▶ _REQUEST_:
Your task is to reproduce, verbatim and without pictures, the lines from the opening of the listing through the line containing "(corner) at (473,464.5);".

┌────────

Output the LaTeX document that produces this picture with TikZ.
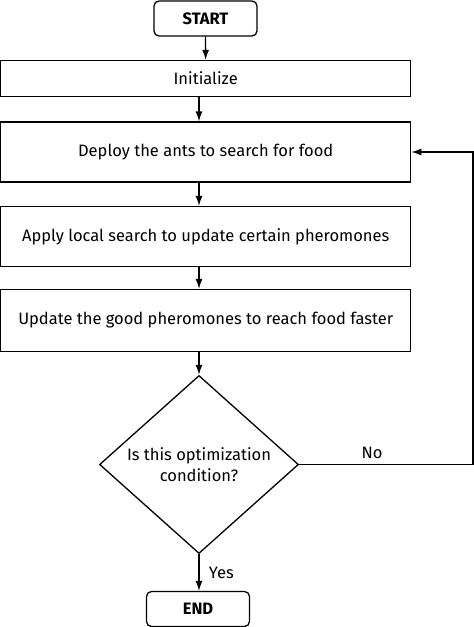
\documentclass[tikz,border=0pt]{standalone}
\usepackage{fontspec}
\setmainfont{Fira Sans}
\usepackage{tikz}
\usetikzlibrary{shapes.geometric, arrows.meta, positioning}
\tikzset{
    startstop/.style = {rectangle, rounded corners=5pt, minimum width=103pt, minimum height=35pt, text centered, draw=black, line width=1.3pt, font=\fontsize{16.5}{19}\selectfont\bfseries},
    process/.style = {rectangle, minimum width=410pt, text centered, draw=black, line width=1.3pt, font=\fontsize{16.5}{19}\selectfont},
    decision/.style = {diamond, draw=black, line width=1.3pt, inner sep=0pt, minimum width=199pt, minimum height=178pt, align=center, font=\fontsize{16.5}{21}\selectfont},
    arrow/.style = {line width=1.3pt, -{Latex[length=10pt,width=7pt]}},
    tag/.style = {font=\fontsize{16.5}{19}\selectfont}
}

\begin{document}
\begin{tikzpicture}[x=1pt, y=-1pt]

    \useasboundingbox (0,0) rectangle (474,627);

    \node (start) [startstop] at (205.5,18.5) {START};
    \node (init) [process, minimum height=36pt] at (205.7,78.5) {Initialize};
    \node (deploy) [process, minimum height=60pt] at (205.7,152) {Deploy the ants to search for food};
    \node (local) [process, minimum height=60pt] at (205.7,236.5) {Apply local search to update certain pheromones};
    \node (good) [process, minimum height=62pt] at (205.7,320.5) {Update the good pheromones to reach food faster};
    \node (dec) [decision] at (199,464.5) {Is this optimization\\condition?};
    \node (stop) [startstop] at (198,609) {END};
    \coordinate (corner) at (473,464.5);

    \draw[arrow] (start) -- (init);
    \draw[arrow] (init.south -| dec.north) -- (deploy.north -| dec.north);
    \draw[arrow] (deploy.south -| dec.north) -- (local.north -| dec.north);
    \draw[arrow] (local.south -| dec.north) -- (good.north -| dec.north);
    \draw[arrow] (good.south -| dec.north) -- (dec.north);
    \draw[arrow] (dec.south) -- node[tag, right=6pt] {Yes} (stop.north -| dec.south);
    \draw[arrow] (dec.east) -- node[tag, above=2pt, pos=0.42] {No} (corner) |- (deploy.east);

\end{tikzpicture}
\end{document}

└────────

▶ _FINISHED TASK_:
Output the LaTeX document that produces this picture with TikZ.
\documentclass[tikz,border=0pt]{standalone}
\usepackage{fontspec}
\setmainfont{Fira Sans}
\usepackage{tikz}
\usetikzlibrary{shapes.geometric, arrows.meta, positioning}
\tikzset{
    startstop/.style = {rectangle, rounded corners=5pt, minimum width=103pt, minimum height=35pt, text centered, draw=black, line width=1.3pt, font=\fontsize{16.5}{19}\selectfont\bfseries},
    process/.style = {rectangle, minimum width=410pt, text centered, draw=black, line width=1.3pt, font=\fontsize{16.5}{19}\selectfont},
    decision/.style = {diamond, draw=black, line width=1.3pt, inner sep=0pt, minimum width=199pt, minimum height=178pt, align=center, font=\fontsize{16.5}{21}\selectfont},
    arrow/.style = {line width=1.3pt, -{Latex[length=10pt,width=7pt]}},
    tag/.style = {font=\fontsize{16.5}{19}\selectfont}
}

\begin{document}
\begin{tikzpicture}[x=1pt, y=-1pt]

    \useasboundingbox (0,0) rectangle (474,627);

    \node (start) [startstop] at (205.5,18.5) {START};
    \node (init) [process, minimum height=36pt] at (205.7,78.5) {Initialize};
    \node (deploy) [process, minimum height=60pt] at (205.7,152) {Deploy the ants to search for food};
    \node (local) [process, minimum height=60pt] at (205.7,236.5) {Apply local search to update certain pheromones};
    \node (good) [process, minimum height=62pt] at (205.7,320.5) {Update the good pheromones to reach food faster};
    \node (dec) [decision] at (199,464.5) {Is this optimization\\condition?};
    \node (stop) [startstop] at (198,609) {END};
    \coordinate (corner) at (473,464.5);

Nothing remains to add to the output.